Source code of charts
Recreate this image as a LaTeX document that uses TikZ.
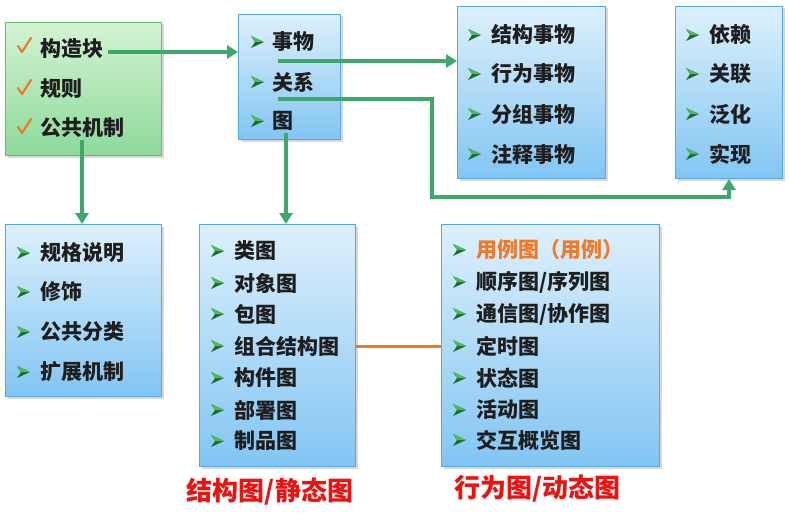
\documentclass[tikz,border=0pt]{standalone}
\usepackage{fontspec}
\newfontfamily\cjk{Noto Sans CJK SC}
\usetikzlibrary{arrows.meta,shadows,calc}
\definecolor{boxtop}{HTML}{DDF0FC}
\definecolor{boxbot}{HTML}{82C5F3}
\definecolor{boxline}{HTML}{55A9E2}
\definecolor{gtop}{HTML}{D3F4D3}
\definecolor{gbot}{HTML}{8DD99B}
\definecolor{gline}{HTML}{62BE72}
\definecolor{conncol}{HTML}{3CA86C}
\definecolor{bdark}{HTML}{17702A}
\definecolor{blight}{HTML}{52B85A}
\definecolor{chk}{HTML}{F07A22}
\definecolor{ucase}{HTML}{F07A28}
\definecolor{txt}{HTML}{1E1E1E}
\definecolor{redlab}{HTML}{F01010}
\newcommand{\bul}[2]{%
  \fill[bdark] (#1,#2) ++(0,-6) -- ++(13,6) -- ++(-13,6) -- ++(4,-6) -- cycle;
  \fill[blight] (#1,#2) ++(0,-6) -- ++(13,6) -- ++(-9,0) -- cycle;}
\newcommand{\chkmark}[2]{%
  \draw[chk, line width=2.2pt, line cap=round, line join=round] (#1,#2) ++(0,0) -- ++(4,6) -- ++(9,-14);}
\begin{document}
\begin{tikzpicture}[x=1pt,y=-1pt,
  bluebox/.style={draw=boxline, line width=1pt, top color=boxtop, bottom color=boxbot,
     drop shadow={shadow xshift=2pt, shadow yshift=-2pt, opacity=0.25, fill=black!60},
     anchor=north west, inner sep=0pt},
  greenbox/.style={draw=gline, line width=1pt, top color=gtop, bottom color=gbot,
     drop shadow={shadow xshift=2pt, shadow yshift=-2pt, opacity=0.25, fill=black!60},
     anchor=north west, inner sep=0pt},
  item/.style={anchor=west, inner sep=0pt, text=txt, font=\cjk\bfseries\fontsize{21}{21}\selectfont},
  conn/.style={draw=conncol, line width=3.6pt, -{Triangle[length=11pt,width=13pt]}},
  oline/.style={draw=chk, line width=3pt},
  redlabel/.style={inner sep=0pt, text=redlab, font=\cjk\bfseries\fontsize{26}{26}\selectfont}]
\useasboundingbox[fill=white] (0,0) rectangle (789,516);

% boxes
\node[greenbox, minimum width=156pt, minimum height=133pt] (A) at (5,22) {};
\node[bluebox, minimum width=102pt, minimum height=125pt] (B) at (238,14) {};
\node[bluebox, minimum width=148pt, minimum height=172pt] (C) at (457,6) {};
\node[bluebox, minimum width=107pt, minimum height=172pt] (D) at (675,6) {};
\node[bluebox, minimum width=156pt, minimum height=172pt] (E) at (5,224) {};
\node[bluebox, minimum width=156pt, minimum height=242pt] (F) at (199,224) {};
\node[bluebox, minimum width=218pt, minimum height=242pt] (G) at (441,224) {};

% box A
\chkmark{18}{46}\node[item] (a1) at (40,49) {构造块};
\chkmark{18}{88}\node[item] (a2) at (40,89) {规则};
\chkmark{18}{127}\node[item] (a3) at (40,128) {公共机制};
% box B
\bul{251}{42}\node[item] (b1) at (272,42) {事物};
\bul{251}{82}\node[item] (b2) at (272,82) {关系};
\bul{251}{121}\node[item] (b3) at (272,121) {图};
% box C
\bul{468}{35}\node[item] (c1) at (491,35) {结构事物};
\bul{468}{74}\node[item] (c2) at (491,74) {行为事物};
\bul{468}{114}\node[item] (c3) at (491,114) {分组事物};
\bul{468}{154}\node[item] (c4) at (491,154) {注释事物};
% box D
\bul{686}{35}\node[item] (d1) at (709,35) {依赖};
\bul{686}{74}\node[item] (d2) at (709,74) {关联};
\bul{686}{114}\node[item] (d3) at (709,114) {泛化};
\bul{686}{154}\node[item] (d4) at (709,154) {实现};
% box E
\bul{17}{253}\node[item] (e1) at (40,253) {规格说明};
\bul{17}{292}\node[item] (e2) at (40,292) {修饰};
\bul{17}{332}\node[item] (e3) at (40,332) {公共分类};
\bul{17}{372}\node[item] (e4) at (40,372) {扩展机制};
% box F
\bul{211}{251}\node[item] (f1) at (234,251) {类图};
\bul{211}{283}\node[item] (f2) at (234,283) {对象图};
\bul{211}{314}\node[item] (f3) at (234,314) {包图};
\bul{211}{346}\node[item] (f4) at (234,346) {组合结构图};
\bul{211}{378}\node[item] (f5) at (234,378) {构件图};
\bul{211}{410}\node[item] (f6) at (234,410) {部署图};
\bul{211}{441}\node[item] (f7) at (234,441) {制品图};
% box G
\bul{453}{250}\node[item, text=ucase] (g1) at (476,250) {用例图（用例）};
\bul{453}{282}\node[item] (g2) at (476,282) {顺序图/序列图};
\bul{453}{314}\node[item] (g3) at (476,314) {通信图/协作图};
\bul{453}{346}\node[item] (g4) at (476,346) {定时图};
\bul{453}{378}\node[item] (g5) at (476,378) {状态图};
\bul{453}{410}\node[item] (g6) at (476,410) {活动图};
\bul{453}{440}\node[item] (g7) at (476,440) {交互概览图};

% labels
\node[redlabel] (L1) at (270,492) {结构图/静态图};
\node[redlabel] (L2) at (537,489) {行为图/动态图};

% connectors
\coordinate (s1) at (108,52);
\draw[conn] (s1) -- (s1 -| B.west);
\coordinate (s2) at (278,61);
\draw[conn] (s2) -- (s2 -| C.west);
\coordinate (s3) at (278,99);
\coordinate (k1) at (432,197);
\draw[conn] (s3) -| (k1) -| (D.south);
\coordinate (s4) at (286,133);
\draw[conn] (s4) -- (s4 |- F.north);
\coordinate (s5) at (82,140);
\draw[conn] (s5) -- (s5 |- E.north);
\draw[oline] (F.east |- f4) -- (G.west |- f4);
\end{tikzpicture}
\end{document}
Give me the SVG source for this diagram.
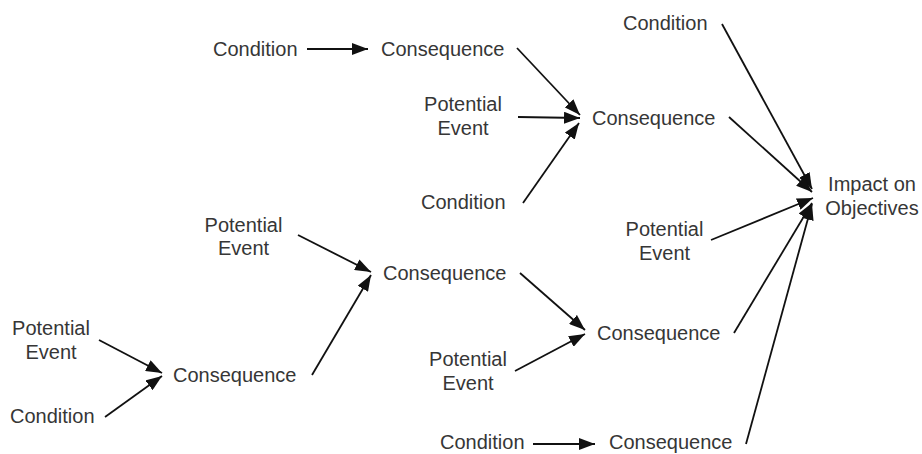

> _Work required_: Without the pictures, restate each entry exactly.

> _Written reply_:
Recreate this image as a LaTeX document that uses TikZ.
\documentclass[tikz,border=0pt]{standalone}
\usepackage{fontspec}
\newfontfamily\cjk{Noto Sans CJK SC}
\usetikzlibrary{arrows.meta,shadows,calc}
\definecolor{boxtop}{HTML}{DDF0FC}
\definecolor{boxbot}{HTML}{82C5F3}
\definecolor{boxline}{HTML}{55A9E2}
\definecolor{gtop}{HTML}{D3F4D3}
\definecolor{gbot}{HTML}{8DD99B}
\definecolor{gline}{HTML}{62BE72}
\definecolor{conncol}{HTML}{3CA86C}
\definecolor{bdark}{HTML}{17702A}
\definecolor{blight}{HTML}{52B85A}
\definecolor{chk}{HTML}{F07A22}
\definecolor{ucase}{HTML}{F07A28}
\definecolor{txt}{HTML}{1E1E1E}
\definecolor{redlab}{HTML}{F01010}
\newcommand{\bul}[2]{%
  \fill[bdark] (#1,#2) ++(0,-6) -- ++(13,6) -- ++(-13,6) -- ++(4,-6) -- cycle;
  \fill[blight] (#1,#2) ++(0,-6) -- ++(13,6) -- ++(-9,0) -- cycle;}
\newcommand{\chkmark}[2]{%
  \draw[chk, line width=2.2pt, line cap=round, line join=round] (#1,#2) ++(0,0) -- ++(4,6) -- ++(9,-14);}
\begin{document}
\begin{tikzpicture}[x=1pt,y=-1pt,
  bluebox/.style={draw=boxline, line width=1pt, top color=boxtop, bottom color=boxbot,
     drop shadow={shadow xshift=2pt, shadow yshift=-2pt, opacity=0.25, fill=black!60},
     anchor=north west, inner sep=0pt},
  greenbox/.style={draw=gline, line width=1pt, top color=gtop, bottom color=gbot,
     drop shadow={shadow xshift=2pt, shadow yshift=-2pt, opacity=0.25, fill=black!60},
     anchor=north west, inner sep=0pt},
  item/.style={anchor=west, inner sep=0pt, text=txt, font=\cjk\bfseries\fontsize{21}{21}\selectfont},
  conn/.style={draw=conncol, line width=3.6pt, -{Triangle[length=11pt,width=13pt]}},
  oline/.style={draw=chk, line width=3pt},
  redlabel/.style={inner sep=0pt, text=redlab, font=\cjk\bfseries\fontsize{26}{26}\selectfont}]
\useasboundingbox[fill=white] (0,0) rectangle (789,516);

% boxes
\node[greenbox, minimum width=156pt, minimum height=133pt] (A) at (5,22) {};
\node[bluebox, minimum width=102pt, minimum height=125pt] (B) at (238,14) {};
\node[bluebox, minimum width=148pt, minimum height=172pt] (C) at (457,6) {};
\node[bluebox, minimum width=107pt, minimum height=172pt] (D) at (675,6) {};
\node[bluebox, minimum width=156pt, minimum height=172pt] (E) at (5,224) {};
\node[bluebox, minimum width=156pt, minimum height=242pt] (F) at (199,224) {};
\node[bluebox, minimum width=218pt, minimum height=242pt] (G) at (441,224) {};

% box A
\chkmark{18}{46}\node[item] (a1) at (40,49) {构造块};
\chkmark{18}{88}\node[item] (a2) at (40,89) {规则};
\chkmark{18}{127}\node[item] (a3) at (40,128) {公共机制};
% box B
\bul{251}{42}\node[item] (b1) at (272,42) {事物};
\bul{251}{82}\node[item] (b2) at (272,82) {关系};
\bul{251}{121}\node[item] (b3) at (272,121) {图};
% box C
\bul{468}{35}\node[item] (c1) at (491,35) {结构事物};
\bul{468}{74}\node[item] (c2) at (491,74) {行为事物};
\bul{468}{114}\node[item] (c3) at (491,114) {分组事物};
\bul{468}{154}\node[item] (c4) at (491,154) {注释事物};
% box D
\bul{686}{35}\node[item] (d1) at (709,35) {依赖};
\bul{686}{74}\node[item] (d2) at (709,74) {关联};
\bul{686}{114}\node[item] (d3) at (709,114) {泛化};
\bul{686}{154}\node[item] (d4) at (709,154) {实现};
% box E
\bul{17}{253}\node[item] (e1) at (40,253) {规格说明};
\bul{17}{292}\node[item] (e2) at (40,292) {修饰};
\bul{17}{332}\node[item] (e3) at (40,332) {公共分类};
\bul{17}{372}\node[item] (e4) at (40,372) {扩展机制};
% box F
\bul{211}{251}\node[item] (f1) at (234,251) {类图};
\bul{211}{283}\node[item] (f2) at (234,283) {对象图};
\bul{211}{314}\node[item] (f3) at (234,314) {包图};
\bul{211}{346}\node[item] (f4) at (234,346) {组合结构图};
\bul{211}{378}\node[item] (f5) at (234,378) {构件图};
\bul{211}{410}\node[item] (f6) at (234,410) {部署图};
\bul{211}{441}\node[item] (f7) at (234,441) {制品图};
% box G
\bul{453}{250}\node[item, text=ucase] (g1) at (476,250) {用例图（用例）};
\bul{453}{282}\node[item] (g2) at (476,282) {顺序图/序列图};
\bul{453}{314}\node[item] (g3) at (476,314) {通信图/协作图};
\bul{453}{346}\node[item] (g4) at (476,346) {定时图};
\bul{453}{378}\node[item] (g5) at (476,378) {状态图};
\bul{453}{410}\node[item] (g6) at (476,410) {活动图};
\bul{453}{440}\node[item] (g7) at (476,440) {交互概览图};

% labels
\node[redlabel] (L1) at (270,492) {结构图/静态图};
\node[redlabel] (L2) at (537,489) {行为图/动态图};

% connectors
\coordinate (s1) at (108,52);
\draw[conn] (s1) -- (s1 -| B.west);
\coordinate (s2) at (278,61);
\draw[conn] (s2) -- (s2 -| C.west);
\coordinate (s3) at (278,99);
\coordinate (k1) at (432,197);
\draw[conn] (s3) -| (k1) -| (D.south);
\coordinate (s4) at (286,133);
\draw[conn] (s4) -- (s4 |- F.north);
\coordinate (s5) at (82,140);
\draw[conn] (s5) -- (s5 |- E.north);
\draw[oline] (F.east |- f4) -- (G.west |- f4);
\end{tikzpicture}
\end{document}
Give me the SVG source for this diagram.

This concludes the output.